The 2005 consented building work was not co-extensive with the 2003 WHRS recommended repair work, nor the repair work that was agreed to by way of the settlement agreement.
Notwithstanding the repair work, the plaintiffs discovered leaks again in June 2010.
High Court proceedings were issued by the plaintiffs in October 2014 as against the council, alleging negligence and seeking $597,000 to repair the weathertightness issues.
The claim in negligence brought against the council was for the negligent issue of the 2005 consent, its negligent inspections and the negligent issue of a Code Compliance Certificate for the repair work.
But behind those generic allegations made against the council, the underlying claim as against the council was that it was under a duty to ensure the repair work carried out by Kingdom Residential was sufficient to, and did, satisfactorily address the house’s weathertightness issues.
The council brought an application to strike out this allegation. Whilst accepting that it could be liable for any negligence surrounding the 2005 consent authority work, it argued that there was no additional duty of it to address any defects that did not come within the scope of the consented work.

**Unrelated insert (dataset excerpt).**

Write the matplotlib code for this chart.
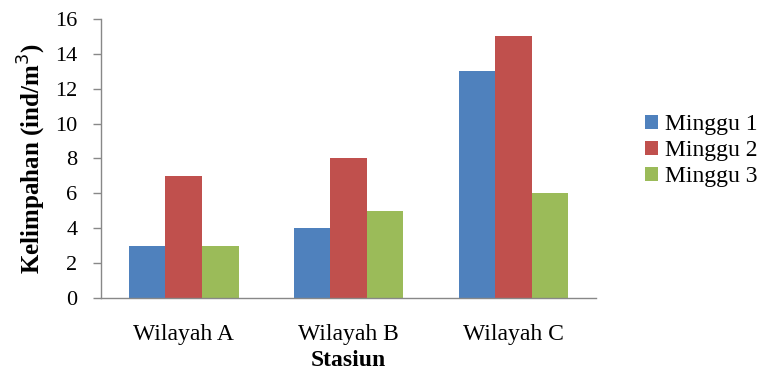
import matplotlib
matplotlib.use("Agg")
import matplotlib.pyplot as plt
import numpy as np

plt.rcParams['font.family'] = ['Liberation Serif', 'DejaVu Serif']

categories = ["Wilayah A", "Wilayah B", "Wilayah C"]
series_names = ["Minggu 1", "Minggu 2", "Minggu 3"]
minggu1 = [3, 4, 13]
minggu2 = [7, 8, 15]
minggu3 = [3, 5, 6]
colors = ["#4F81BD", "#C0504D", "#9BBB59"]
yticks = [0, 2, 4, 6, 8, 10, 12, 14, 16]

fig = plt.figure(figsize=(7.66, 3.72), dpi=100)
ax = fig.add_axes([0.132, 0.199, 0.646, 0.750])

x = np.arange(len(categories))
width = 0.222
for i, (vals, name, c) in enumerate(zip([minggu1, minggu2, minggu3], series_names, colors)):
    ax.bar(x + (i - 1) * width, vals, width, color=c, label=name, edgecolor='none')

ax.set_xlim(-0.5, 2.5)
ax.set_ylim(0, 16)
ax.set_yticks(yticks)
ax.set_yticklabels([str(t) for t in yticks], fontsize=16)
ax.set_xticks(x)
ax.set_xticklabels(categories, fontsize=17)
ax.tick_params(axis='x', length=0, pad=19)
ax.tick_params(axis='y', length=6, width=1, color='#888888', pad=11, direction='out')

for s in ['top', 'right']:
    ax.spines[s].set_visible(False)
for s in ['left', 'bottom']:
    ax.spines[s].set_color('#888888')
    ax.spines[s].set_linewidth(1.0)

ax.set_ylabel("Kelimpahan (ind/m$^3$)", fontsize=18, fontweight='bold', va='center')
ax.yaxis.set_label_coords(-0.140, 0.5)
ax.set_xlabel("Stasiun", fontsize=17, fontweight='bold', va='center')
ax.xaxis.set_label_coords(0.5, -0.225)

fig.legend(loc='center left', bbox_to_anchor=(0.83, 0.595), frameon=False,
           fontsize=17, handlelength=0.55, handleheight=0.55, handletextpad=0.3,
           labelspacing=0.22, borderaxespad=0)

fig.savefig("out.png", dpi=100)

As regards any defects outside the 2005 building consent, the council maintained it was:
(a) statute barred by a limitation defence,
(b) precluded by the “full and final settlement” terms of the settlement agreement, and
(c) based on alleged duties of care that were novel and not tenable, as they were inconsistent with the scheme of the Building Act 2004, and go beyond those recognised in relevant case law.
The court ruled that it was not tenable to argue that a consent authority, when issuing a consent for certain work, inspecting that work, and issuing a CCC, has responsibilities that go beyond that work, and extends to ensuring that the consented work would remediate the house’s weathertightness issues.
However, the court went on to rule that the facts and the circumstances that gave rise to the original settlement agreement, plus the terms of that agreement itself, altered the position.
In short, the council had not issued the 2005 Building Consent in a vacuum, but with all of this information available. It was also issued with the framework of the Weathertight Homes Resolution Services Act 2002 fully in place, with the claim successfully settled and terminated using the methods prescribed by this Act.
Judge Clifford held that it was at least arguable in tort that the circumstances which led to, and the signing of, the settlement agreement created the necessary proximity or relationship between the plaintiffs and the council, such that it had to concern itself with the ability of the consented repairs to remedy the weathertightness issues in the house.
There was also a suggestion that there was a contractual claim open to the plaintiffs as against the council pursuant to the settlement agreement, where it placed the repair obligation not only on Kingdom Residential but also the council.
The strike out application was declined, and the council now faces not only potential liability in respect of this house, but a new class of claim where the consented remediation plan does not achieve the requirement of achieving weathertightness — effectively a Round 2 of already settled leaky building claims.
Note: This article is not intended to be legal advice (nor a substitute for legal advice). No responsibility or liability is accepted by Legal Vision or Building Today to anyone who relies on the information contained in this article.